Amazing Spider-Man #50: With the public against him and his personal life being effected (his grades are slipping and he can’t spend enough time with Aunt May), Peter Parker has come to hate being Spider-Man, and decides to give up being a super-hero, throwing his costume in the trash! But it couldn’t come at a worse time, as a new villain, the Kingpin, has begun organizing New York’s criminal elements under his control. After saving a security guard who reminds him of his Uncle Ben, Peter is reminded why he decided to fight crime as Spider-Man in the first place and decides to don his costume once more (after reclaiming it from J. Jonah Jameson, who had it on display in his office).
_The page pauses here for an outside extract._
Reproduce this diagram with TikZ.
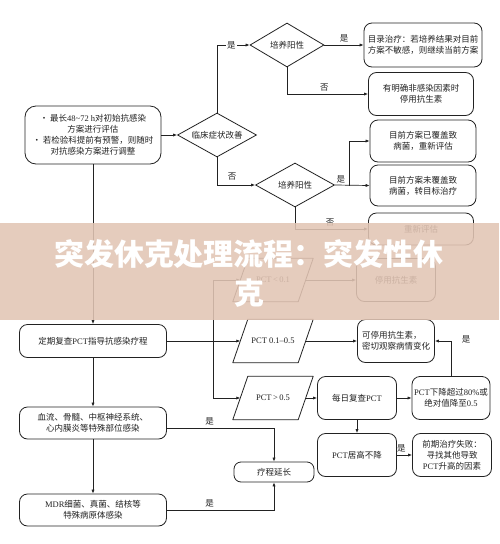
\documentclass[tikz,border=0pt]{standalone}
\usepackage{fontspec}
\setmainfont{Liberation Serif}
\newfontfamily\cjk{Noto Sans CJK SC}
\usetikzlibrary{shapes.geometric,arrows.meta}
\newcommand\la[1]{{\rmfamily #1}}
\newcommand\paraframe[1]{\draw[shp] ([xshift=7.5pt]#1.north west) -- ([xshift=7.5pt]#1.north east) -- ([xshift=-7.5pt]#1.south east) -- ([xshift=-7.5pt]#1.south west) -- cycle;}
\definecolor{inkc}{HTML}{222222}
\definecolor{bandc}{HTML}{E2C5B4}
\begin{document}
\begin{tikzpicture}[x=1pt,y=-1pt,
  txt/.style={font=\cjk\fontsize{8.5}{11}\selectfont, text=inkc},
  box/.style={txt, draw=inkc, line width=0.8pt, rounded corners=8pt, align=center, inner sep=2pt},
  dia/.style={txt, draw=inkc, line width=0.8pt, diamond, aspect=1.8, inner sep=0pt},
  para/.style={txt, minimum width=65pt, minimum height=43pt, inner sep=0pt},
  shp/.style={draw=inkc, line width=0.8pt, line join=round},
  arr/.style={draw=inkc, line width=0.7pt, -{Latex[length=4pt,width=3.2pt]}},
  ln/.style={draw=inkc, line width=0.7pt},
  lbl/.style={txt, inner sep=1pt}
]
\useasboundingbox (0,0) rectangle (499,544);
\fill[white] (0,0) rectangle (499,544);

% left column
\node[box, minimum width=136pt, minimum height=58pt, rounded corners=11pt] (b1) at (93,135)
  {• 最长\la{48\textasciitilde 72 h}对初始抗感染\\方案进行评估\\• 若检验科提前有预警，则随时\\对抗感染方案进行调整};
\node[box, minimum width=147pt, minimum height=33pt] (L2) at (93,341) {定期复查\la{PCT}指导抗感染疗程};
\node[box, minimum width=147pt, minimum height=32pt] (L3) at (93,423) {血流、骨髓、中枢神经系统、\\心内膜炎等特殊部位感染};
\node[box, minimum width=147pt, minimum height=32pt] (L4) at (93,510) {\la{MDR}细菌、真菌、结核等\\特殊病原体感染};

% diamonds
\node[dia, minimum width=79pt, minimum height=44pt] (d1) at (217,135) {临床症状改善};
\node[dia, minimum width=74pt, minimum height=44pt] (d2) at (287,45) {培养阳性};
\node[dia, minimum width=79pt, minimum height=44pt] (d3) at (295,185) {培养阳性};

% right boxes top
\node[box, minimum width=118pt, minimum height=44pt] (r1) at (423,45) {目录治疗：若培养结果对目前\\方案不敏感，则继续当前方案};
\node[box, minimum width=105pt, minimum height=43pt] (r2) at (421,94) {有明确非感染因素时\\停用抗生素};
\node[box, minimum width=106pt, minimum height=42pt] (r3) at (423,141) {目前方案已覆盖致\\病菌，重新评估};
\node[box, minimum width=106pt, minimum height=41pt] (r4) at (423,185.5) {目前方案未覆盖致\\病菌，转目标治疗};
\node[box, minimum width=105pt, minimum height=32pt] (r5) at (421,229) {重新评估};
\node[box, minimum width=79pt, minimum height=43pt] (r6) at (396,280) {停用抗生素};

% PCT parallelograms
\node[para] (p1) at (273,280) {\la{PCT\,<\,0.1}};
\node[para] (p2) at (273,341) {\la{PCT 0.1–0.5}};
\node[para] (p3) at (273,398) {\la{PCT\,>\,0.5}};
\paraframe{p1}
\paraframe{p2}
\paraframe{p3}

\node[box, minimum width=77pt, minimum height=43pt, align=left] (c1) at (396,341) {可停用抗生素，\\密切观察病情变化};
\node[box, minimum width=79pt, minimum height=43pt] (e1) at (357,398) {每日复查\la{PCT}};
\node[box, minimum width=78pt, minimum height=43pt] (e2) at (451,398) {\la{PCT}下降超过\la{80\%}或\\绝对值降至\la{0.5}};
\node[box, minimum width=79pt, minimum height=43pt] (f1) at (357,455) {\la{PCT}居高不降};
\node[box, minimum width=79pt, minimum height=43pt] (f2) at (452,455) {前期治疗失败：\\寻找其他导致\\\la{PCT}升高的因素};
\node[box, minimum width=80pt, minimum height=20pt, rounded corners=7pt] (g1) at (274,472) {疗程延长};

% connectors top part
\draw[arr] (b1.east) -- (d1.west);
\draw[arr] (d1.north) |- (d2.west) node[lbl, pos=0.72, fill=white] {是};
\draw[arr] (d2.east) -- (r1.west) node[lbl, midway, above=1pt] {是};
\draw[arr] (d2.south) |- (r2.west) node[lbl, pos=0.73, above=1pt] {否};
\draw[arr] (d1.south) |- (d3.west) node[lbl, pos=0.7, above=3pt] {否};
\draw[arr] (d3.east) -- (r4.west) node[lbl, pos=0.17, above=1pt] {是};
\coordinate (k) at (349,185.5);
\draw[arr] (k) |- (r3.west);
\draw[arr] (d3.south) |- (r5.west) node[lbl, pos=0.74, above=1pt] {否};

% left column flow
\draw[arr] (b1.south) -- (L2.north);
\draw[arr] (L2.south) -- (L3.north);
\draw[arr] (L3.south) -- (L4.north);

% PCT branching
\coordinate (j1) at (213,280);
\coordinate (j3) at (213,398);
\draw[arr] (L2.east) -- (p2.west);
\draw[ln] (j1) -- (j3);
\draw[arr] (j1) -- (p1.west);
\draw[arr] (j3) -- (p3.west);
\draw[arr] (p1.east) -- (r6.west);
\draw[arr] (p2.east) -- (c1.west);
\draw[arr] (p3.east) -- (e1.west);
\draw[arr] (e1.east) -- (e2.west);
\draw[arr] (e2.north) |- (c1.east);
\node[lbl] (ly) at (466,339) {是};
\draw[arr] (e1.south) -- (f1.north);
\draw[arr] (f1.east) -- (f2.west) node[lbl, pos=0.3, above=1pt] {是};

% course extension
\draw[arr] ([yshift=-5pt]L3.east) -| (g1.north) node[lbl, pos=0.2, above=1pt] {是};
\draw[arr] (L4.east) -| (g1.south) node[lbl, pos=0.2, above=1pt] {是};

% title band
\fill[bandc, opacity=0.88] (0,223) rectangle (499,320);
\node[font=\cjk\bfseries\fontsize{30}{36}\selectfont, text=white] (t1) at (249,254) {突发休克处理流程：突发性休};
\node[font=\cjk\bfseries\fontsize{30}{36}\selectfont, text=white] (t2) at (249,293) {克};
\end{tikzpicture}
\end{document}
Kingpin would become better known as the archenemy of Daredevil in later years, but the issue is best known for its iconic cover by veteran artist John Romita, with a saddened Peter walking away from an image of Spider-Man, making one of the best known comic books around.

Amazing Spider-Man #9

Amazing Spider-Man #9: This featured the debut of the electric-powered villain, Electro! After gaining his powers following a lightning strike while working on a power line, the villain quickly launched into his criminal career, using his powers to rob banks and make J. Jonah Jameson claim that he was really Spider-Man! After an initial defeat while trying to catch the super-powered crook, Spidey has to get creative in order to stop Electro’s crime spree and clear his name. While Electro hasn’t done much in recent years, he was still a known villain of Spider-Man’s early rogue’s gallery, and one who fans immediately know of.